В капиталистическом мире звон стоит от беспардонного
вранья и клеветы на партию большевиков — на вождя революции
Владимира Ильича Ленина. Уэллс пишет: «Сегодня коммунисты
морально стоят выше всех своих противников».
«Единственное правительство, которое может сейчас
предотвратить такой окончательный крах России, — это
теперешнее большевистское правительство... В настоящее время
никакое другое правительство там немыслимо. У него, конечно,
множество противников — всякие авантюристы и им подобные
готовы с помощью европейских государств свергнуть
большевистское правительство, но у них нет и намека на какую-
нибудь общую цель и моральное единство, которые позволили
бы им занять место большевиков».
Он пишет об огромном впечатлении, которое произвел на
него «изумительный невысокого роста человек», Владимир
Ильич Ленин, и честно признается, что, разговаривая с Лениным,
он понял, что «коммунизм... все-таки может быть огромной
творческой силой».
Вряд ли врагов революционной России, встретивших в
штыки «Россию во мгле», утешили те страницы, где Уэллс назвал
исторический план ГОЭЛРО «электрической утопией», а
убежденного в реальности этого плана Владимира Ильича —
«кремлевским мечтателем». Они прекрасно отдавали себе отчет,
что в главном, в оценке Ленина, большевиков, Советского
правительства, уже сказано было то решающее, что ставило под
сомнение недоверие Уэллса к тому же плану электрификации.
Что до слов Уэллса об «электрической утопии», то здесь в
великом фантасте как раз и говорил неудачливый автор
нежизненных, умозрительных утопий. Писатель, всю
сознательную жизнь критиковавший капитализм, увы, не
понимал великих творческих возможностей, которые заложены в
народе, работающем не на эксплуататоров, а на себя.

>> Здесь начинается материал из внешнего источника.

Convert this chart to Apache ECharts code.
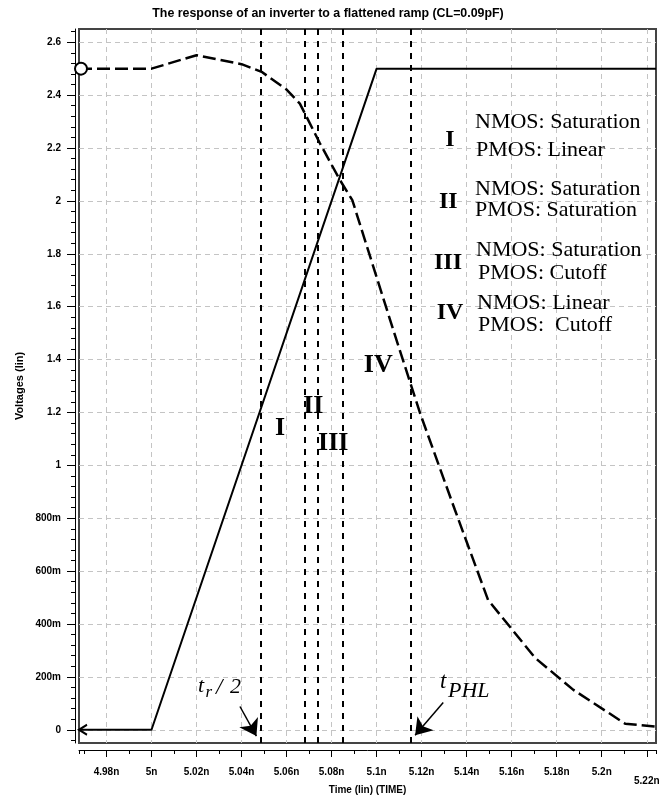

«Приезжайте снова через десять лет и посмотрите, что
сделано в России за это время», — сказал ему Ленин. В 1934
году, когда Уэллс снова приехал в Советский Союз, вся страна
была единой, огромной стройкой. Уэллс на деле мог убедиться,
насколько был прав Ленин.
Но главным в книге «Россия во мгле» было, конечно,
признание перед всем миром исторической необходимости
партии большевиков, Советской власти.
В своем предисловии ко второму изданию «России во мгле»
(она была издана в 1959 году трехсоттысячным тиражом) Глеб
Максимилианович Кржижановский писал: «Эта историческая
правда имела в те годы огромное прогрессивное значение, и
заслуга писателя здесь неоспорима. Большая правда заслоняет
собой мелкие ошибочные утверждения и подчас наивные
заблуждения автора книги «Россия во мгле».
24 мая 1945 года, незадолго до своей кончины, Уэллс
выступил на страницах центрального органа Коммунистической
партии Великобритании. «Я являюсь избирателем лондонского
округа Мерилебон, — писал он, — и активно поддерживаю
возродившуюся коммунистическую партию. Я собираюсь
голосовать за нее».
Сейчас, когда я дописываю последние строки этих заметок, у
нас в стране, в других странах сотни молодых и немолодых
читателей впервые для себя раскрывают страницы
фантастических произведений Герберта Джорджа Уэллса.
Впервые для них — закутанный с головы до ног незнакомец
вваливается в трактир «Повозка и кони», бросает на пол саквояж
и кричит: «Огня!.. Поскорее огня! Комнату и огня!» И еще никто
— ни хозяйка трактира, ни читатели — не знает, что этот
незнакомец прозрачен, совершенно прозрачен. Что он невидимка.
Впервые для множества читателей кругленький профессор
Кэвор знакомится с неудачливым дельцом, уединившимся в
глуши, чтобы поправить свои дела сочинением пьесы.
Впервые для множества читателей на пустоши между
Хорзеллом, Оттершоу н Уокингом зароется в песок раскаленный
снаряд, принесший на Землю первую группу жестоких и
могущественных завоевателей, а «за триста с лишним миль от
Чимборасо, за сто миль от снегов Котопахи, в самой дикой глуши
Экваториальных Анд», скатится с крутой скалы в таинственную
Страну Слепых веселый и мужественный проводник Нуньес,
который поначалу так был уверен, что в «Стране Слепых и
кривой — король»...
Каждый день вот уже семьдесят с лишним лет для сотен и
тысяч новых читателей впервые раскрывается великолепный,
полный блистательной выдумки и очень важных мыслей мир
уэллсовской фантастики.
Сказать по совести, я им чертовски завидую.